The third thing is to set up regular check ins to give visibility into what you are doing and why. What does this mean? Well, when you are joining meetings, come with your own perspective and point of view. This is the concept that we call the pyramid principle, and we used it really regularly at Bain, McKinsey and BCG for our core team. It was one of the main training tactics that they had. And they said hey, meetings are meetings if people come and work together. Meetings are meetings when you come with your own point of view, when you have a belief about something, a hypothesis about what’s the right thing to do, and you either have a plan to test it, or you are developing a plan to test it. What this does is it creates high-powered organizations where somebody who is very young and quite inexperienced has to take a stand for what they believe, and then prove it. And you’re not great at it for the first couple of months when you start, but if you begin by taking a point of view, people can see what you’re doing, and they can see why.

And understanding the two of those gives them access to manage you. So any time you’re coming to a group meeting, or a prescheduled one-on-one with anyone on your team, come with a point of view. One of the ways that we recommend doing this is actually to put a slide together that identifies what you think about the topic of the meeting. i.e., I think that we should go this direction. I think that we should invest this much. I think that we should do X, Y, or Z. And then build as much data as you can behind that.

  1. One-On-One Meetings

The fourth thing that you need to do is to initiate one-on-one meetings in two different ways. First, you want to initiate one-on-one meetings with people who are supervisors. Somebody who is over you. The people that are likely to give you your feedback at the end of the summer. One of the common mistakes that I saw made at Bain, and that I made in my first six months, was an attempt hide away from my supervisor because I was always worried that I would not be doing exactly the right thing, what they wanted, or doing it fast enough. And it was counterproductive because at the end of the process, the supervisor said I really didn’t feel like I had access to what you did. I didn’t feel like I had the ability to help. And that I think stunted your growth. And it was true.

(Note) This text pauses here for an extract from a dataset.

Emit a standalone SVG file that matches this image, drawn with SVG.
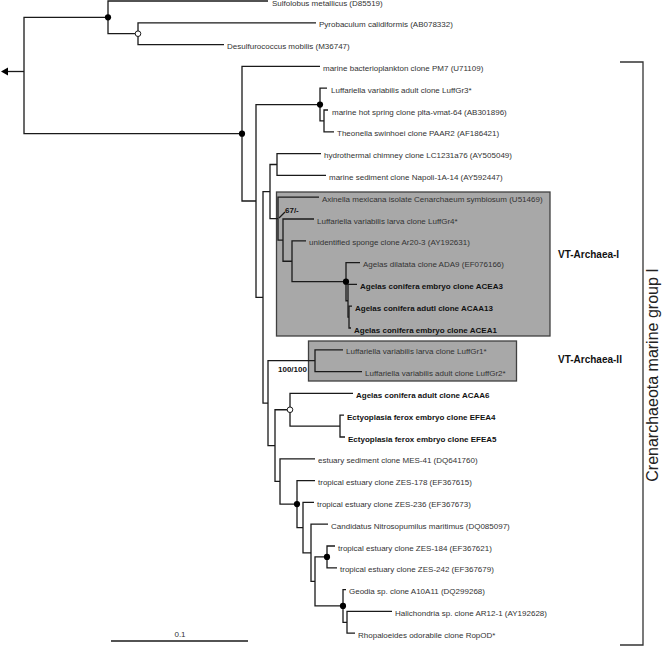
<svg xmlns="http://www.w3.org/2000/svg" width="664" height="649" viewBox="0 0 664 649">
<style>
.br{fill:none;stroke:#1a1a1a;stroke-width:1.3}
.t{font-family:"Liberation Sans",Arial,sans-serif;font-size:8px;fill:#333}
.b{font-family:"Liberation Sans",Arial,sans-serif;font-size:8px;font-weight:bold;fill:#111}
.dot{fill:#000}
.open{fill:#fff;stroke:#1a1a1a;stroke-width:1}
.box{fill:#a8a8a8;stroke:#404040;stroke-width:1.3}
.clade{font-family:"Liberation Sans",Arial,sans-serif;font-size:10px;font-weight:bold;fill:#111}
.grp{font-family:"Liberation Sans",Arial,sans-serif;font-size:16px;fill:#222}
</style>
<rect width="664" height="649" fill="#fff"/>
<g id="box-vt-archaea-i"><rect class="box" x="276.5" y="192" width="273.5" height="144"/></g>
<g id="box-vt-archaea-ii"><rect class="box" x="308.5" y="341" width="208" height="40"/></g>
<g id="connectors">
<path class="br" d="M8 71.5 H24"/>
<polygon points="1,71.5 8,67.5 8,75.5" fill="#000"/>
<path class="br" d="M242 133.7 H24 V17.35 H108"/>
<path class="br" d="M268 1 H108 V33.7 H138"/>
<path class="br" d="M316 22.8 H138 V44.6 H224"/>
<path class="br" d="M320 66.4 H242 V201 H256"/>
<path class="br" d="M320 104.55 H256 V297.4 H263"/>
<path class="br" d="M327 88.2 H320 V120.9 H324"/>
<path class="br" d="M328 110 H324 V131.8 H334"/>
<path class="br" d="M270 191.6 H263 V403.15 H268"/>
<path class="br" d="M277 164.5 H270 V218.65 H278"/>
<path class="br" d="M321 153.6 H277 V175.4 H326"/>
<path class="br" d="M319 197.2 H278 V240.1 H283"/>
<path class="br" d="M314 219 H283 V261.25 H292"/>
<path class="br" d="M306 240.8 H292 V281.7 H346"/>
<path class="br" d="M360 262.6 H346 V300.75 H348"/>
<path class="br" d="M357 284.4 H348 V317.1 H349"/>
<path class="br" d="M352 306.2 H349 V328 H351"/>
<path class="br" d="M315 360.7 H268 V445.6 H275"/>
<path class="br" d="M343 349.8 H315 V371.6 H362"/>
<path class="br" d="M290 409.75 H275 V481.45 H280"/>
<path class="br" d="M353 393.4 H290 V426.1 H340"/>
<path class="br" d="M344 415.2 H340 V437 H345"/>
<path class="br" d="M315 458.8 H280 V504.1 H297"/>
<path class="br" d="M315 480.6 H297 V527.6 H303"/>
<path class="br" d="M314 502.4 H303 V552.8 H311"/>
<path class="br" d="M328 524.2 H311 V581.4 H315"/>
<path class="br" d="M327 556.9 H315 V605.95 H343"/>
<path class="br" d="M335 546 H327 V567.8 H337"/>
<path class="br" d="M346 589.6 H343 V622.3 H347"/>
<path class="br" d="M392 611.4 H347 V633.2 H355"/>
<path class="br" d="M279 218 L285 212" stroke-width="0.9"/>
</g>
<g id="support-markers">
<circle class="dot" cx="108" cy="17.35" r="3.1"/>
<circle class="dot" cx="242" cy="133.7" r="3.1"/>
<circle class="dot" cx="320" cy="104.55" r="3.1"/>
<circle class="dot" cx="346" cy="281.7" r="3.1"/>
<circle class="dot" cx="297" cy="504.1" r="3.1"/>
<circle class="dot" cx="327" cy="556.9" r="3.1"/>
<circle class="dot" cx="343" cy="605.95" r="3.1"/>
<circle class="open" cx="138" cy="33.7" r="2.8"/>
<circle class="open" cx="290" cy="409.75" r="2.8"/>
</g>
<g id="leaf-sulfolobus"><text class="t" x="272" y="6">Sulfolobus metallicus (D85519)</text></g>
<g id="leaf-pyrobaculum"><text class="t" x="319" y="27.3">Pyrobaculum calidiformis (AB078332)</text></g>
<g id="leaf-desulfurococcus"><text class="t" x="227" y="49.1">Desulfurococcus mobilis (M36747)</text></g>
<g id="leaf-pm7"><text class="t" x="323" y="70.9">marine bacterioplankton clone PM7 (U71109)</text></g>
<g id="leaf-luffgr3"><text class="t" x="331" y="92.7">Luffariella variabilis adult clone LuffGr3*</text></g>
<g id="leaf-plta"><text class="t" x="332" y="114.5">marine hot spring clone plta-vmat-64 (AB301896)</text></g>
<g id="leaf-paar2"><text class="t" x="337" y="136.3">Theonella swinhoei clone PAAR2 (AF186421)</text></g>
<g id="leaf-lc1231"><text class="t" x="324" y="158.1">hydrothermal chimney clone LC1231a76 (AY505049)</text></g>
<g id="leaf-napoli"><text class="t" x="329" y="179.9">marine sediment clone Napoli-1A-14 (AY592447)</text></g>
<g id="leaf-axinella"><text class="t" x="322" y="201.7">Axinella mexicana isolate Cenarchaeum symbiosum (U51469)</text></g>
<g id="leaf-luffgr4"><text class="t" x="317" y="223.5">Luffariella variabilis larva clone LuffGr4*</text></g>
<g id="leaf-ar20"><text class="t" x="309" y="245.3">unidentified sponge clone Ar20-3 (AY192631)</text></g>
<g id="leaf-ada9"><text class="t" x="363" y="267.1">Agelas dilatata clone ADA9 (EF076166)</text></g>
<g id="leaf-acea3"><text class="b" x="360" y="288.9">Agelas conifera embryo clone ACEA3</text></g>
<g id="leaf-acaa13"><text class="b" x="355" y="310.7">Agelas conifera adutl clone ACAA13</text></g>
<g id="leaf-acea1"><text class="b" x="354" y="332.5">Agelas conifera embryo clone ACEA1</text></g>
<g id="leaf-luffgr1"><text class="t" x="346" y="354.3">Luffariella variabilis larva clone LuffGr1*</text></g>
<g id="leaf-luffgr2"><text class="t" x="365" y="376.1">Luffariella variabilis adult clone LuffGr2*</text></g>
<g id="leaf-acaa6"><text class="b" x="356" y="397.9">Agelas conifera adult clone ACAA6</text></g>
<g id="leaf-efea4"><text class="b" x="347" y="419.7">Ectyoplasia ferox embryo clone EFEA4</text></g>
<g id="leaf-efea5"><text class="b" x="348" y="441.5">Ectyoplasia ferox embryo clone EFEA5</text></g>
<g id="leaf-mes41"><text class="t" x="318" y="463.3">estuary sediment clone MES-41 (DQ641760)</text></g>
<g id="leaf-zes178"><text class="t" x="318" y="485.1">tropical estuary clone ZES-178 (EF367615)</text></g>
<g id="leaf-zes236"><text class="t" x="317" y="506.9">tropical estuary clone ZES-236 (EF367673)</text></g>
<g id="leaf-nitrosopumilus"><text class="t" x="331" y="528.7">Candidatus Nitrosopumilus maritimus (DQ085097)</text></g>
<g id="leaf-zes184"><text class="t" x="338" y="550.5">tropical estuary clone ZES-184 (EF367621)</text></g>
<g id="leaf-zes242"><text class="t" x="340" y="572.3">tropical estuary clone ZES-242 (EF367679)</text></g>
<g id="leaf-geodia"><text class="t" x="349" y="594.1">Geodia sp. clone A10A11 (DQ299268)</text></g>
<g id="leaf-halichondria"><text class="t" x="395" y="615.9">Halichondria sp. clone AR12-1 (AY192628)</text></g>
<g id="leaf-ropod"><text class="t" x="358" y="637.7">Rhopaloeides odorabile clone RopOD*</text></g>
<g id="support-labels">
<text class="b" x="285" y="212.5">67/-</text>
<text class="b" x="278" y="372">100/100</text>
</g>
<g id="label-vt-archaea-i"><text class="clade" x="558" y="258">VT-Archaea-I</text></g>
<g id="label-vt-archaea-ii"><text class="clade" x="558" y="363">VT-Archaea-II</text></g>
<g id="group-crenarchaeota">
<path d="M620 62 H643 V645 H620" fill="none" stroke="#333" stroke-width="1.3"/>
<text class="grp" transform="translate(658,375) rotate(-90)" text-anchor="middle">Crenarchaeota marine group I</text>
</g>
<g id="scale-bar">
<path d="M111 641 H248" stroke="#1a1a1a" stroke-width="1.3"/>
<text class="t" x="180" y="637" text-anchor="middle" font-size="9">0.1</text>
</g>
</svg>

So you want to make sure that you are initiating those mentorship meetings. Some people will be willing to do them once a week. Some people will only have the bandwidth once a month. But set them up on a regular basis at the beginning of your project duration for your new job so that you have those in the calendar ready to go. In addition, peer check-ins are and often underutilized resource. If you set up a time with somebody who you designate a top performer in the environment, and you ask them for one-on-one times so that you can understand what it is that they do and why, and you give them some insight what you’re working on and get ideas and tips for how you can make it more relevant and work faster, that’s probably the best use of your one-on-one time in your first three months on the job. So peer check-ins, ideally on a weekly basis if you’re able to do that, with at least one peer, but mis it around if somebody doesn’t have enough bandwidth to meet with you that regularly.

Wrap Up

Set those up, put them in your calendar, and make sure that they are ready to go. All four of these things work together to create a great sense of camaraderie, of opportunity and of skill building that’s accelerated. And if you start a job with that much communication, structure, point of view and visibility, you’re going to have great success in your virtual roles this summer and beyond.